CAPE CANAVERAL, Fla. -- A NASA probe designed to lift a "cosmic fingerprint" from the universe's most ancient light is on its way into deep space following a perfect launch Saturday from Cape Canaveral Air Force Station.
And like a team of stellar private eyes, scientists with NASA's Microwave Anisotropy Probe (MAP) mission hope to use the information the probe will gather during the next two years to recognize which of the many suspects they have for explaining the nature and destiny of the universe is guilty.
"We are tremendously excited about this mission because it will help answer basic questions that people have been asking for ages," said Charles Bennett, principal investigator for the $145 million mission based at NASA's Goddard Space Flight Center in Greenbelt, Md.
But first the small Explorer-class probe will have to arrive on station at a point some one million miles (1.6 million kilometers) away from Earth.
The journey began Saturday at 3:46:46 p.m. EDT (1946:46 GMT) at Launch Complex 17B as a Boeing-built Delta 2 rocket lifted off on an 85-minute satellite delivery mission.
Despite the threat of bad weather and a trio of last-minute problems, the countdown led to an on time liftoff and another success for Boeing's workhorse Delta 2 launcher, which for this mission flew in a new configuration that included only four solid rocket boosters, a third stage on the core vehicle and a 10-foot-diameter nose cone.
"Our job was to give MAP a safe ride into space," said Joy Bryant, Boeing's director of NASA Expendable Launch Programs. "The launch is a highly crucial part of the mission and we have put enormous time and effort into ensuring its success. Today all of that hard work paid off."MAP will spend the next three months circling Earth three times, flying increasingly more distant orbits, until on the fourth orbit the probe will cruise past the Moon and use the lunar gravity to fling it toward its final destination, a point in space known as L2.

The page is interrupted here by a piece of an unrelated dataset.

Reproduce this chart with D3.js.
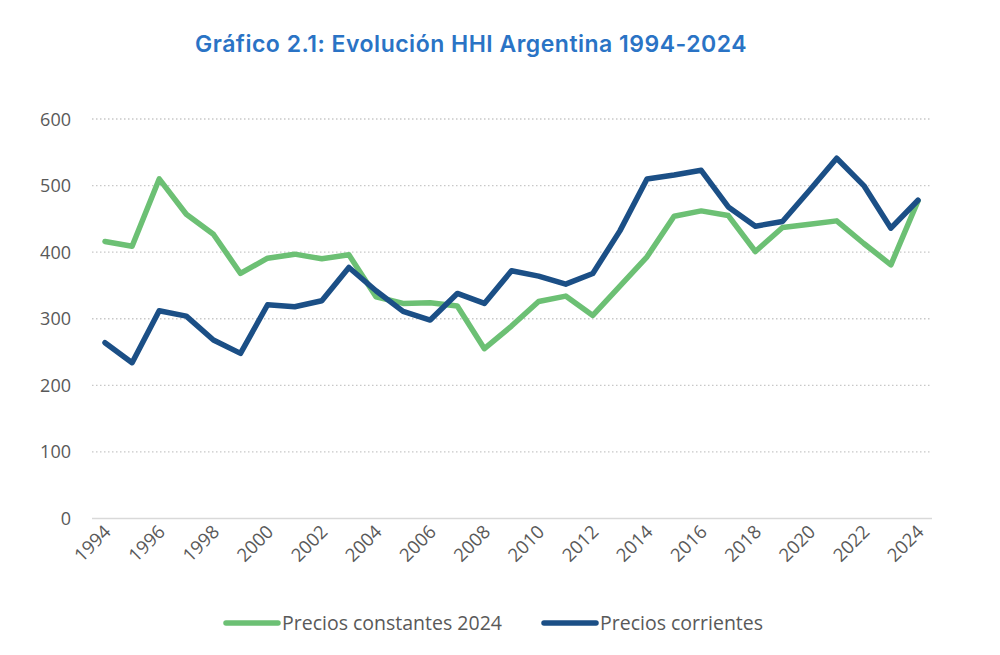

Draw a line from the sun to the Earth and then extend that line about another million miles (1.6 million kilometers) into deep space and that's where L2 is.
Named for the 18th century French mathematician Joseph-Louis Lagrange, the L2 point is complemented by four others (L1 through L5) where gravity between the Earth and the sun sort of balance out, allowing a spacecraft positioned there to remain relatively stable.
After arriving at L2 it will take MAP about six months to scan the entire sky and literally map minute variations in the temperature of the faint light that makes up the cosmic background radiation that was created by the Big Bang, the widely-accepted theory that attempts to explain the earliest moments of the universe.
With instruments more sensitive to this background microwave noise than any previously flown, MAP will reveal tiny patterns in the light that "hold the keys for understanding the history, the content, the shape and the ultimate fate of our universe," Bennett said.
"Each cosmic scenario that people come up with predict a certain pattern for this light on the sky -- a certain cosmic fingerprint. MAP will measure the true pattern of the sky -- the real cosmic fingerprint. Then we'll be able to match that against the different cosmic scenario ideas that people have and from that we'll be able to pick the right cosmic scenario," Bennett said.
MAP will survey the sky several times to make sure the measurements are correct and the first results are expected about 18 months from now, officials said.